Je sortis de la chapelle royale comme on sort d’un bal.

L’Espagne et le Portugal sont frères pour les cérémonies religieuses ; il y a chez les deux nations un mélange de dévotion et de fanatisme, le même culte fervent pour des niaiseries, une même confiance dans quiconque est revêtu de l’habit de prêtre, de quêteur, de moine, de capucin, de pèlerin ou de chartreux. Si l’histoire n’était pas là pour l’instruction des peuples, on croirait qu’à Madrid, à Lisbonne et à Rio surtout, la religion a ses plus dignes apôtres, la foi, ses plus intrépides défenseurs.
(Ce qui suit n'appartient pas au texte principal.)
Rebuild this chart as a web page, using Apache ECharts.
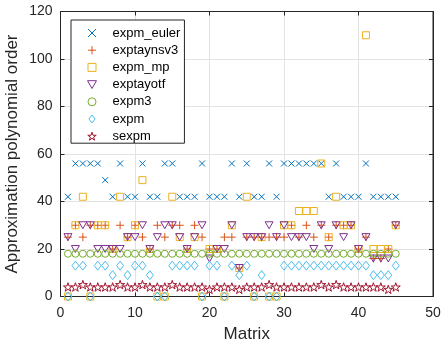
<!DOCTYPE html>
<html><head><meta charset="utf-8">
<script src="https://cdn.jsdelivr.net/npm/echarts@6/dist/echarts.min.js"></script>
<style>html,body{margin:0;padding:0;background:#fff}#c{width:443px;height:345px}</style>
</head><body><div id="c"></div>
<script>
const matrices = Array.from({length:45},(_,k)=>k+1);
const expm_euler = [42,56,56,56,56,49,42,56,42,42,56,42,42,56,56,42,42,42,56,42,42,42,56,42,56,42,42,56,42,56,56,56,56,56,56,42,56,42,42,42,56,42,42,42,42];
const exptaynsv3 = [25,30,25,30,30,30,20,30,25,30,25,20,30,25,30,30,20,30,25,20,20,25,25,12,25,25,25,25,25,25,30,25,30,25,30,25,30,30,30,20,25,16,16,20,30];
const expm_mp    = [0,30,42,0,30,30,20,42,25,30,49,20,0,0,42,25,20,25,0,20,20,0,30,12,42,0,25,0,0,30,30,36,36,36,56,25,42,30,30,20,110,20,20,20,30];
const exptayotf  = [25,20,30,30,20,20,20,20,25,25,30,20,25,30,30,25,20,25,30,16,20,20,30,12,25,25,25,30,25,30,25,25,25,20,30,20,30,25,30,20,25,16,16,16,30];
const expm3      = [18,18,18,18,18,18,18,18,18,18,18,18,18,18,18,18,18,18,18,18,18,18,18,18,18,18,18,18,18,18,18,18,18,18,18,18,18,18,18,18,18,18,18,18,18];
const expm       = [0,13,13,0,13,13,9,13,9,13,13,9,0,0,13,13,13,13,0,13,13,0,13,9,13,0,9,0,0,13,13,13,13,13,13,13,13,13,13,13,13,9,9,9,13];
const sexpm      = [4,4,5,4,4,4,4,5,4,4,5,4,4,4,5,4,4,4,4,3,4,4,4,3,4,4,4,5,4,4,4,4,4,4,5,4,5,4,4,4,4,4,4,3,4];
const xTicks = [0,10,20,30,40,50];
const yTicks = [0,20,40,60,80,100,120];

const names = ['expm_euler','exptaynsv3','expm_mp','exptayotf','expm3','expm','sexpm'];
const datas = [expm_euler,exptaynsv3,expm_mp,exptayotf,expm3,expm,sexpm];
const colors = ['#0072BD','#D95319','#EDB120','#7E2F8E','#77AC30','#4DBEEE','#A2142F'];
const symbols = [
  'path://M0,0L10,10M10,0L0,10',
  'path://M5,0L5,10M0,5L10,5',
  'path://M0,0L10,0L10,10L0,10Z',
  'path://M0,0L10,0L5,8.66Z',
  'circle',
  'path://M5,0L10,6.5L5,13L0,6.5Z',
  'path://M10,0L12.245,6.91L19.51,6.91L13.633,11.18L15.878,18.09L10,13.82L4.122,18.09L6.367,11.18L0.49,6.91L7.755,6.91Z'
];
const sizes = [6,8,7,8,7,9,9];

const series = names.map((n,s)=>({
  name:n, type:'scatter',
  data: matrices.map((m,k)=>[m, datas[s][k]]),
  symbol: symbols[s], symbolSize: sizes[s], symbolKeepAspect:true,
  itemStyle:{color:'rgba(0,0,0,0)', borderColor:colors[s], borderWidth:1, opacity:1},
  emphasis:{disabled:true}, animation:false
}));

const axisCol = '#262626';
const chart = echarts.init(document.getElementById('c'), null, {renderer:'canvas'});
chart.setOption({
  animation:false,
  backgroundColor:'#fff',
  grid:{left:60.5, right:10, top:11.5, bottom:48.5, outerBoundsMode:'none', containLabel:false, show:true, borderColor:axisCol, borderWidth:1, backgroundColor:'transparent'},
  legend:{
    orient:'vertical', left:71, top:20, data:names,
    itemWidth:9, itemHeight:8, itemGap:3.2, symbolKeepAspect:true,
    padding:[6,4,0,16],
    itemStyle:{borderWidth:1},
    borderColor:axisCol, borderWidth:1, backgroundColor:'#fff',
    textStyle:{fontFamily:'Liberation Sans, Arial', fontSize:13, color:'#000', lineHeight:14, padding:[0,0,0,11]},
    selectedMode:false
  },
  xAxis:[{
    type:'value', min:0, max:50, interval:10,
    name:'Matrix', nameLocation:'middle', nameGap:29, nameMoveOverlap:false,
    nameTextStyle:{fontFamily:'Liberation Sans, Arial', fontSize:17, color:axisCol},
    axisLine:{show:true, onZero:false, lineStyle:{color:axisCol}},
    axisTick:{show:true, inside:true, length:4, lineStyle:{color:axisCol}},
    axisLabel:{fontFamily:'Liberation Sans, Arial', fontSize:14, color:axisCol, margin:10},
    splitLine:{show:true, lineStyle:{color:'#e3e3e3', width:1}}
  },{
    type:'value', min:0, max:50, interval:10, position:'top',
    axisLine:{show:true, onZero:false, lineStyle:{color:axisCol}},
    axisTick:{show:true, inside:true, length:4, lineStyle:{color:axisCol}},
    axisLabel:{show:false}, splitLine:{show:false}
  }],
  yAxis:[{
    type:'value', min:0, max:120, interval:20,
    name:'Approximation polynomial order', nameLocation:'middle', nameGap:40, nameMoveOverlap:false,
    nameTextStyle:{fontFamily:'Liberation Sans, Arial', fontSize:17, color:axisCol},
    axisLine:{show:true, onZero:false, lineStyle:{color:axisCol}},
    axisTick:{show:true, inside:true, length:4, lineStyle:{color:axisCol}},
    axisLabel:{fontFamily:'Liberation Sans, Arial', fontSize:14, color:axisCol, margin:8},
    splitLine:{show:true, lineStyle:{color:'#e3e3e3', width:1}}
  },{
    type:'value', min:0, max:120, interval:20, position:'right',
    axisLine:{show:true, onZero:false, lineStyle:{color:axisCol}},
    axisTick:{show:true, inside:true, length:4, lineStyle:{color:axisCol}},
    axisLabel:{show:false}, splitLine:{show:false}
  }],
  series: series
});
</script></body></html>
Je vois là, au pied du maître-autel de cette magnifique chapelle royale, une trentaine de prêtres tout couverts d’or, de soie et de dentelles ; ils s’agenouillent à un signal convenu, ils baisent la terre périodiquement de leur lèvres rosées, l’église retentit des coups de poing dont ils se frappent la poitrine… Maintenant, voyez-les dans la rue, courant et papillonnant comme s’ils étaient las du rôle qu’ils viennent de jouer, comme s’ils voulaient se venger de la retenue qui leur a été imposée !

Au Brésil, un moine ou un prêtre a toujours dix-huit ans.